A good trader should be able to adjust to changing markets. 2 to 20-day swing trades work beautifully in steadily rising markets. We experienced those for the most part from February to August 2016. Intraday trades are the real money makers during corrective markets. Volatility spikes during corrections and when volatility spike, three things usually happen:
1) Stocks trade in much wider daily ranges than usual. The intra-day moves are humongous and there’s plenty of liquidity behind them. Upside and downside moves that used to take 5-10 days are taking 2-3 hours during corrective markets.

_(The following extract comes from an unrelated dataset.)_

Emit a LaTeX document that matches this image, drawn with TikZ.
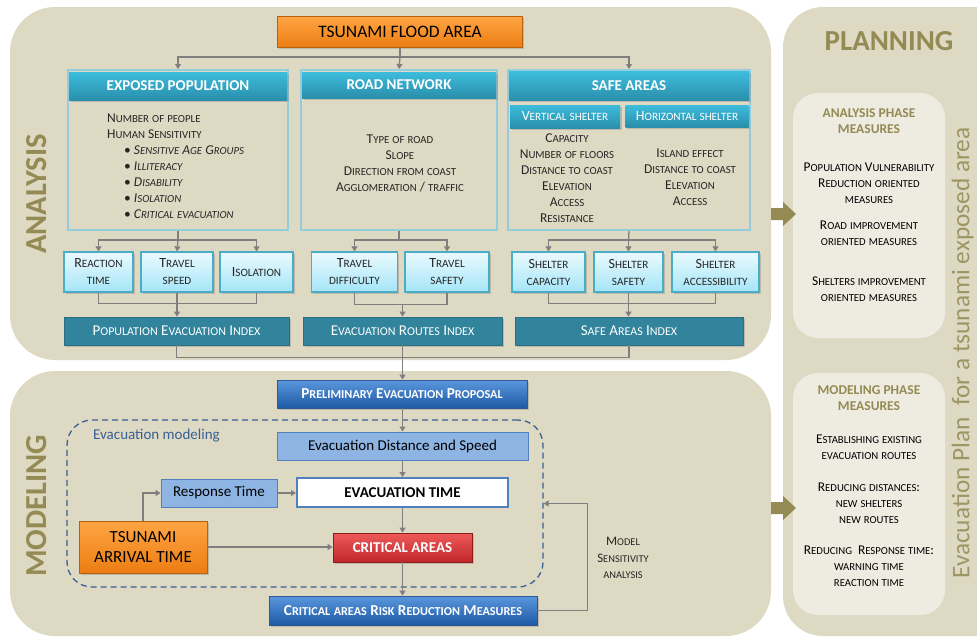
\documentclass[tikz,border=0pt]{standalone}
\usepackage{fontspec}
\setmainfont{Carlito}
\usetikzlibrary{arrows.meta,shadows,calc}
\makeatletter
\newcommand\scsz{\fontsize{\fpeval{0.8*\f@size}}{\f@baselineskip}\selectfont}
\makeatother
\ExplSyntaxOn
\cs_new_protected:Npn \fsc #1
  {
    \str_map_inline:nn {#1}
      {
        \tl_if_blank:nTF {##1}
          { \c_space_tl }
          {
            \int_compare:nNnTF { \lccode `##1 } = { `##1 }
              { { \scsz \uppercase {##1} } }
              { ##1 }
          }
      }
  }
\ExplSyntaxOff
\definecolor{tanbg}{HTML}{DDD9C3}
\definecolor{lightpanel}{HTML}{EEECE1}
\definecolor{olive}{HTML}{948A54}
\definecolor{headtop}{HTML}{3DBCDC}
\definecolor{headbot}{HTML}{2A8FAB}
\definecolor{outerblue}{HTML}{93CDDD}
\definecolor{cyantop}{HTML}{EBFAFE}
\definecolor{cyanbot}{HTML}{A4E5F8}
\definecolor{cyanborder}{HTML}{4BACC6}
\definecolor{idxfill}{HTML}{31849B}
\definecolor{idxborder}{HTML}{2A6F82}
\definecolor{bluetop}{HTML}{5A97DC}
\definecolor{bluebot}{HTML}{1E5AA6}
\definecolor{blueborder}{HTML}{2A5A95}
\definecolor{lblue}{HTML}{8DB4E2}
\definecolor{lblueborder}{HTML}{4F81BD}
\definecolor{orangetop}{HTML}{FFA544}
\definecolor{orangebot}{HTML}{EB7D12}
\definecolor{orangeborder}{HTML}{B8620F}
\definecolor{redtop}{HTML}{EE5A5A}
\definecolor{redbot}{HTML}{C0262A}
\definecolor{redborder}{HTML}{8E1C1C}
\definecolor{connc}{HTML}{7F7F7F}
\definecolor{dashc}{HTML}{3A5F96}
\definecolor{bodytext}{HTML}{262626}
\begin{document}
\begin{tikzpicture}[x=1pt,y=-1pt,
  shad/.style={drop shadow={opacity=0.35,shadow xshift=1.5pt,shadow yshift=-1.5pt}},
  conn/.style={draw=connc,line width=1.3pt,-{Triangle[width=6pt,length=5pt]}},
  link/.style={draw=connc,line width=1.3pt},
  outerbox/.style={draw=outerblue,line width=2pt,inner sep=0pt},
  headbox/.style={top color=headtop,bottom color=headbot,draw=none,inner sep=0pt,text=white,font=\bfseries\fontsize{15}{18}\selectfont,shad},
  subhead/.style={top color=headtop,bottom color=headbot,draw=none,inner sep=0pt,text=white,font=\fontsize{14}{16}\selectfont,shad},
  body/.style={text=bodytext,inner sep=0pt,font=\fontsize{13.5}{16}\selectfont},
  cyanbox/.style={top color=cyantop,bottom color=cyanbot,draw=cyanborder,line width=1.2pt,inner sep=0pt,align=center,text=bodytext,font=\fontsize{14}{17}\selectfont,minimum height=40pt,shad},
  idxbox/.style={fill=idxfill,draw=idxborder,line width=0.8pt,inner sep=0pt,text=white,font=\fontsize{15}{17}\selectfont,minimum height=28pt,shad},
  bluebox/.style={top color=bluetop,bottom color=bluebot,draw=blueborder,line width=0.8pt,inner sep=0pt,text=white,font=\bfseries\fontsize{15.2}{17}\selectfont,minimum height=28pt,shad},
  lbluebox/.style={fill=lblue,draw=lblueborder,line width=1pt,inner sep=0pt,text=black,font=\fontsize{15}{18}\selectfont,minimum height=28pt},
  orangebox/.style={top color=orangetop,bottom color=orangebot,draw=orangeborder,line width=0.8pt,inner sep=0pt,text=black,shad},
  redbox/.style={top color=redtop,bottom color=redbot,draw=redborder,line width=0.8pt,inner sep=0pt,text=white,font=\bfseries\fontsize{15}{18}\selectfont,minimum height=29pt,shad},
  phasetitle/.style={text=olive,inner sep=0pt,align=center,font=\bfseries\fontsize{13.5}{16}\selectfont},
  phaseitem/.style={text=black,inner sep=0pt,align=center,font=\fontsize{13.4}{16}\selectfont},
  bigtitle/.style={text=olive,inner sep=0pt,font=\bfseries\fontsize{30.5}{33}\selectfont}
]
\clip (0,0) rectangle (977,637);
\fill[white] (0,0) rectangle (977,637);
% panels
\fill[tanbg,rounded corners=45pt] (10,7) rectangle (771,360);
\fill[tanbg,rounded corners=45pt] (10,371) rectangle (771,636);
\fill[tanbg,rounded corners=40pt] (783,7) rectangle (1030,636);
\fill[lightpanel,rounded corners=25pt] (793,93) rectangle (945,338);
\fill[lightpanel,rounded corners=25pt] (793,373) rectangle (945,615);
% big arrows between panels
\fill[olive] (771,208) -- (783,208) -- (783,202) -- (796,214) -- (783,226) -- (783,220) -- (771,220) -- cycle;
\fill[olive] (771,502) -- (783,502) -- (783,496) -- (796,508) -- (783,520) -- (783,514) -- (771,514) -- cycle;
% side titles
\node[bigtitle,rotate=90] (tana) at (37,194) {ANALYSIS};
\node[bigtitle,rotate=90] (tmod) at (37,506) {MODELING};
\node[bigtitle,font=\bfseries\fontsize{29}{31}\selectfont] (tplan) at (889,41) {PLANNING};
\node[rotate=90,text=olive,opacity=0.85,inner sep=0pt,font=\fontsize{25.3}{28}\selectfont] (tevac) at (962.5,353) {Evacuation Plan\ \ for a tsunami exposed area};

% ---------- ANALYSIS ----------
\node[orangebox,font=\fontsize{17.5}{20}\selectfont,minimum width=245pt,minimum height=31pt] (flood) at (400,32) {TSUNAMI FLOOD AREA};

\node[outerbox,minimum width=220pt,minimum height=160pt] (ep) at (178,150) {};
\node[headbox,minimum width=218pt,minimum height=28pt] (eph) at (178,86) {EXPOSED POPULATION};
\node[body,align=left,anchor=west] (eptext) at (107,166) {\fsc{Number of people}\\\fsc{Human Sensitivity}\\
\hspace*{17pt}\textbullet\ \textit{\fsc{Sensitive Age Groups}}\\
\hspace*{17pt}\textbullet\ \textit{\fsc{Illiteracy}}\\
\hspace*{17pt}\textbullet\ \textit{\fsc{Disability}}\\
\hspace*{17pt}\textbullet\ \textit{\fsc{Isolation}}\\
\hspace*{17pt}\textbullet\ \textit{\fsc{Critical evacuation}}};

\node[outerbox,minimum width=196pt,minimum height=160pt] (rn) at (399,150) {};
\node[headbox,minimum width=194pt,minimum height=26pt] (rnh) at (399,85) {ROAD NETWORK};
\node[body,align=center] (rntext) at (400,163) {\fsc{Type of road}\\\fsc{Slope}\\\fsc{Direction from coast}\\\fsc{Agglomeration / traffic}};

\node[outerbox,minimum width=242pt,minimum height=160pt] (sa) at (629,150) {};
\node[headbox,minimum width=240pt,minimum height=29pt] (sah) at (629,86) {SAFE AREAS};
\node[subhead,minimum width=110pt,minimum height=23pt] (vsh) at (565,116.5) {\fsc{Vertical shelter}};
\node[subhead,minimum width=123pt,minimum height=22pt] (hsh) at (687,116) {\fsc{Horizontal shelter}};
\node[body,align=center] (vstext) at (567,178) {\fsc{Capacity}\\\fsc{Number of floors}\\\fsc{Distance to coast}\\\fsc{Elevation}\\\fsc{Access}\\\fsc{Resistance}};
\node[body,align=center] (hstext) at (690,177) {\fsc{Island effect}\\\fsc{Distance to coast}\\\fsc{Elevation}\\\fsc{Access}};

\coordinate (j0) at (400,57);
\draw[link] (flood.south) -- (j0);
\draw[conn] (j0) -| (ep.north);
\draw[conn] (j0) -- (rn.north);
\draw[conn] (j0) -| (sa.north);

% second row
\node[cyanbox,minimum width=69pt] (rt) at (98.5,272) {\fsc{Reaction}\\\fsc{time}};
\node[cyanbox,minimum width=72pt] (tsp) at (177,272) {\fsc{Travel}\\\fsc{speed}};
\node[cyanbox,minimum width=73pt] (iso) at (256.5,272) {\fsc{Isolation}};
\node[cyanbox,minimum width=86pt] (td) at (354.5,272) {\fsc{Travel}\\\fsc{difficulty}};
\node[cyanbox,minimum width=84pt] (tsf) at (447,272) {\fsc{Travel}\\\fsc{safety}};
\node[cyanbox,minimum width=73pt] (sc) at (548.5,272) {\fsc{Shelter}\\\fsc{capacity}};
\node[cyanbox,minimum width=69pt] (ss) at (628.5,272) {\fsc{Shelter}\\\fsc{safety}};
\node[cyanbox,minimum width=87pt] (sacc) at (715.5,272) {\fsc{Shelter}\\\fsc{accessibility}};

\coordinate (j1) at (178,240);
\draw[link] (ep.south) -- (j1);
\draw[conn] (j1) -| (rt.north);
\draw[conn] (j1) -- (tsp.north);
\draw[conn] (j1) -| (iso.north);
\coordinate (j2) at (399,240);
\draw[link] (rn.south) -- (j2);
\draw[conn] (j2) -| (td.north);
\draw[conn] (j2) -| (tsf.north);
\coordinate (j3) at (628.5,240);
\draw[link] (sa.south) -- (j3);
\draw[conn] (j3) -| (sc.north);
\draw[conn] (j3) -- (ss.north);
\draw[conn] (j3) -| (sacc.north);

% index row
\node[idxbox,minimum width=225pt] (pei) at (176.5,331) {\fsc{Population Evacuation Index}};
\node[idxbox,minimum width=199pt] (eri) at (402.5,331) {\fsc{Evacuation Routes Index}};
\node[idxbox,minimum width=228pt] (sai) at (629,331) {\fsc{Safe Areas Index}};

\draw[link] (rt.south) -- ++(0,11) -| (iso.south);
\draw[conn] (tsp.south) -- (tsp.south |- pei.north);
\draw[link] (td.south) -- ++(0,12) -| (tsf.south);
\coordinate (j4) at (402.5,304);
\draw[conn] (j4) -- (j4 |- eri.north);
\draw[link] (sc.south) -- ++(0,11) -| (sacc.south);
\draw[conn] (ss.south) -- (ss.south |- sai.north);

% ---------- MODELING ----------
\node[bluebox,minimum width=250pt] (prel) at (402,394) {\fsc{Preliminary Evacuation Proposal}};
\draw[link] (pei.south) -- ++(0,12) -| (sai.south);
\draw[conn] (eri.south) -- (eri.south |- prel.north);

\node[draw=dashc,dash pattern=on 6pt off 4pt,line width=1.3pt,rounded corners=25pt,minimum width=476pt,minimum height=167pt,inner sep=0pt] (mbox) at (305,503.5) {};
\node[text=dashc,anchor=west,inner sep=0pt,font=\fontsize{15}{18}\selectfont] (evlab) at (93,436) {Evacuation modeling};

\node[lbluebox,minimum width=251pt] (eds) at (402.5,446) {Evacuation Distance and Speed};
\node[lbluebox,minimum width=116pt] (rsp) at (219,493) {Response Time};
\node[fill=white,draw=lblueborder,line width=2pt,inner sep=0pt,minimum width=211pt,minimum height=29pt,font=\bfseries\fontsize{15}{17}\selectfont] (evt) at (402.5,492.5) {EVACUATION TIME};
\node[orangebox,align=center,minimum width=128pt,minimum height=52pt,font=\fontsize{17}{20}\selectfont] (tat) at (143,547) {TSUNAMI\\ARRIVAL TIME};
\node[redbox,minimum width=139pt] (crit) at (402.5,547.5) {CRITICAL AREAS};
\node[bluebox,minimum width=268pt,minimum height=29pt] (rrm) at (403,610.5) {\fsc{Critical areas Risk Reduction Measures}};
\node[text=bodytext,align=center,inner sep=0pt,font=\fontsize{13}{16.5}\selectfont] (msa) at (623,558) {\fsc{Model}\\\fsc{Sensitivity}\\\fsc{analysis}};

\draw[conn] (prel.south) -- (prel.south -| eds.north) -- (eds.north);
\draw[conn] (eds.south) -- (evt.north);
\draw[conn] (rsp.east) -- (rsp.east -| evt.west);
\draw[conn] (tat.north) |- (rsp.west);
\draw[conn] (tat.east) -- (tat.east -| crit.west);
\draw[conn] (evt.south) -- (crit.north);
\draw[conn] (crit.south) -- (crit.south |- rrm.north);
\draw[conn] (rrm.east) -- ++(50,0) |- (mbox.east);

% ---------- PLANNING ----------
\node[phasetitle] (pat) at (869,121) {ANALYSIS PHASE\\MEASURES};
\node[phaseitem] (pa1) at (869,183) {\fsc{Population Vulnerability}\\\fsc{Reduction oriented}\\\fsc{measures}};
\node[phaseitem] (pa2) at (869,233) {\fsc{Road improvement}\\\fsc{oriented measures}};
\node[phaseitem] (pa3) at (869,289) {\fsc{Shelters improvement}\\\fsc{oriented measures}};
\node[phasetitle] (pmt) at (869,398) {MODELING PHASE\\MEASURES};
\node[phaseitem] (pm1) at (869,447) {\fsc{Establishing existing}\\\fsc{evacuation routes}};
\node[phaseitem] (pm2) at (869,503) {\fsc{Reducing distances:}\\\fsc{new shelters}\\\fsc{new routes}};
\node[phaseitem] (pm3) at (869,566) {\fsc{Reducing}\ \ \fsc{Response time:}\\\fsc{warning time}\\\fsc{reaction time}};
\end{tikzpicture}
\end{document}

2) There are many reversals. Many breakouts and breakdowns fail. Stocks gap up one day and then gap down the next. Such environment makes 2-20-day swing trades more challenging. Even if you trade in the direction of the general market’s trend (which is obviously down during corrections), you will have to go through numerous high-magnitude squeezes until you get paid properly. The only way not to get shaken out from normal price reactions is to use a very wide stop and a smaller position size.
3) Correlations between stocks and different asset classes rise as well. This means that stocks bounce and dive together regardless of individual company’s merits.
Speaking of rising correlations, what makes a strong impression in the current market pullback is how many stocks are holding extremely well and don’t pay attention to what the indexes are doing:
Small-cap biotechs, many of which don’t have any earnings or revenue, continue to break out and gain ground. In a typical market correction, those are among the hardest hit stocks.
Chinese ADRs, which are super volatile in general, continue to show relative strength. Again, this is usually among the most pressured group during corrections. Not this time.
Quite a few high-beta, momentum stocks are holding well, as well. A quick look at my SL50 momentum list shows numerous breakouts this week – GIMO, ANET, LOGM, FNSR, ZLTQ, etc. Those types of stocks tend to underperform during corrections.
All of the above makes me consider the current correction just a 5-8% garden variety pullback within a bull market. Maybe, it is too early to judge and fear will accelerate when prices go lower. No one really knows. Just thinking out loud and sharing a few observations.